Omit every picture and return the rest of the data unaltered.

▽

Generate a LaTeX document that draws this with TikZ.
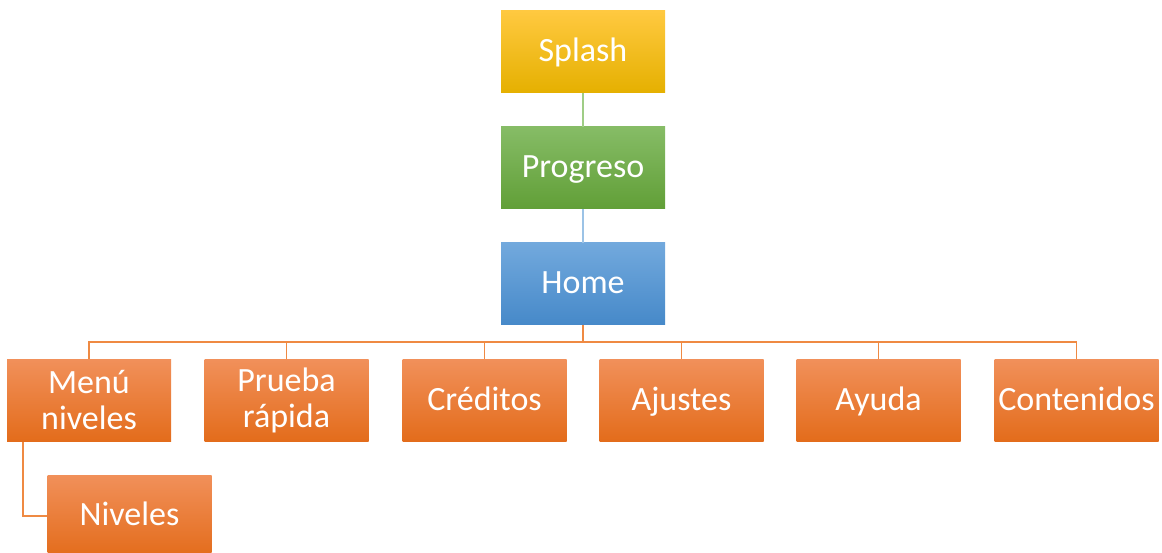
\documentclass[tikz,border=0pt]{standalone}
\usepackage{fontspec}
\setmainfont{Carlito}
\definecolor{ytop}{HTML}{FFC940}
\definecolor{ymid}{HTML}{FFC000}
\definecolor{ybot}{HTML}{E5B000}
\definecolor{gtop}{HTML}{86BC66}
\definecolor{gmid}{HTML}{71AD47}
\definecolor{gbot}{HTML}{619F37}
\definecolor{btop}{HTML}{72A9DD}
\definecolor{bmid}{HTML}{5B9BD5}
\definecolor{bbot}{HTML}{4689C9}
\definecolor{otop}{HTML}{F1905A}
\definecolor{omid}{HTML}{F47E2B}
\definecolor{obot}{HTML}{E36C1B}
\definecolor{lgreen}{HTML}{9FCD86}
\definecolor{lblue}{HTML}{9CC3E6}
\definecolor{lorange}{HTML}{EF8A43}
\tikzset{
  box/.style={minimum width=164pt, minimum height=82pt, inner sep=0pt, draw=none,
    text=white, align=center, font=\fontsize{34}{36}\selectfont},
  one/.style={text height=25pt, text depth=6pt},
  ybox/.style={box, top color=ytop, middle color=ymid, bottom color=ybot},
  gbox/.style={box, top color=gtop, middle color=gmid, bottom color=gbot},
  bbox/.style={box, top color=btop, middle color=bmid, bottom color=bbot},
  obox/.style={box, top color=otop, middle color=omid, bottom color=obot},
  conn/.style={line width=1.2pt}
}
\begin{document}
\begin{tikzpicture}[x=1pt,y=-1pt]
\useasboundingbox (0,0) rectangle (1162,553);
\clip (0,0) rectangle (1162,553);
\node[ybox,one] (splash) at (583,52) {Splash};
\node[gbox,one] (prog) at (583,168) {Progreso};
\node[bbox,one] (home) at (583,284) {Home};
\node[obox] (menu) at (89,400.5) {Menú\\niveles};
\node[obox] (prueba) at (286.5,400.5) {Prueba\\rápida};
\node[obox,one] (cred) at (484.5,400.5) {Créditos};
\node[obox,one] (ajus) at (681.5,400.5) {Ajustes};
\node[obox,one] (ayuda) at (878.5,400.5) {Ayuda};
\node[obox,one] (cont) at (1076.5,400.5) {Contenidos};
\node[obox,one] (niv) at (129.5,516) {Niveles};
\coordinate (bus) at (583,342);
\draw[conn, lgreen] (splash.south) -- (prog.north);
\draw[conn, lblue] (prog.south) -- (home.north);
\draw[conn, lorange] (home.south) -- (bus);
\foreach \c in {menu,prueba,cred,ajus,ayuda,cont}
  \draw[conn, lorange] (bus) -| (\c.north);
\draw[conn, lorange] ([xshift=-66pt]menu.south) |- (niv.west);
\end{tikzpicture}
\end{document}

△

WRITTEN ANSWER —
Generate a LaTeX document that draws this with TikZ.
\documentclass[tikz,border=0pt]{standalone}
\usepackage{fontspec}
\setmainfont{Carlito}
\definecolor{ytop}{HTML}{FFC940}
\definecolor{ymid}{HTML}{FFC000}
\definecolor{ybot}{HTML}{E5B000}
\definecolor{gtop}{HTML}{86BC66}
\definecolor{gmid}{HTML}{71AD47}
\definecolor{gbot}{HTML}{619F37}
\definecolor{btop}{HTML}{72A9DD}
\definecolor{bmid}{HTML}{5B9BD5}
\definecolor{bbot}{HTML}{4689C9}
\definecolor{otop}{HTML}{F1905A}
\definecolor{omid}{HTML}{F47E2B}
\definecolor{obot}{HTML}{E36C1B}
\definecolor{lgreen}{HTML}{9FCD86}
\definecolor{lblue}{HTML}{9CC3E6}
\definecolor{lorange}{HTML}{EF8A43}
\tikzset{
  box/.style={minimum width=164pt, minimum height=82pt, inner sep=0pt, draw=none,
    text=white, align=center, font=\fontsize{34}{36}\selectfont},
  one/.style={text height=25pt, text depth=6pt},
  ybox/.style={box, top color=ytop, middle color=ymid, bottom color=ybot},
  gbox/.style={box, top color=gtop, middle color=gmid, bottom color=gbot},
  bbox/.style={box, top color=btop, middle color=bmid, bottom color=bbot},
  obox/.style={box, top color=otop, middle color=omid, bottom color=obot},
  conn/.style={line width=1.2pt}
}
\begin{document}
\begin{tikzpicture}[x=1pt,y=-1pt]
\useasboundingbox (0,0) rectangle (1162,553);
\clip (0,0) rectangle (1162,553);
\node[ybox,one] (splash) at (583,52) {Splash};
\node[gbox,one] (prog) at (583,168) {Progreso};
\node[bbox,one] (home) at (583,284) {Home};
\node[obox] (menu) at (89,400.5) {Menú\\niveles};
\node[obox] (prueba) at (286.5,400.5) {Prueba\\rápida};
\node[obox,one] (cred) at (484.5,400.5) {Créditos};
\node[obox,one] (ajus) at (681.5,400.5) {Ajustes};
\node[obox,one] (ayuda) at (878.5,400.5) {Ayuda};
\node[obox,one] (cont) at (1076.5,400.5) {Contenidos};
\node[obox,one] (niv) at (129.5,516) {Niveles};
\coordinate (bus) at (583,342);
\draw[conn, lgreen] (splash.south) -- (prog.north);
\draw[conn, lblue] (prog.south) -- (home.north);
\draw[conn, lorange] (home.south) -- (bus);
\foreach \c in {menu,prueba,cred,ajus,ayuda,cont}
  \draw[conn, lorange] (bus) -| (\c.north);
\draw[conn, lorange] ([xshift=-66pt]menu.south) |- (niv.west);
\end{tikzpicture}
\end{document}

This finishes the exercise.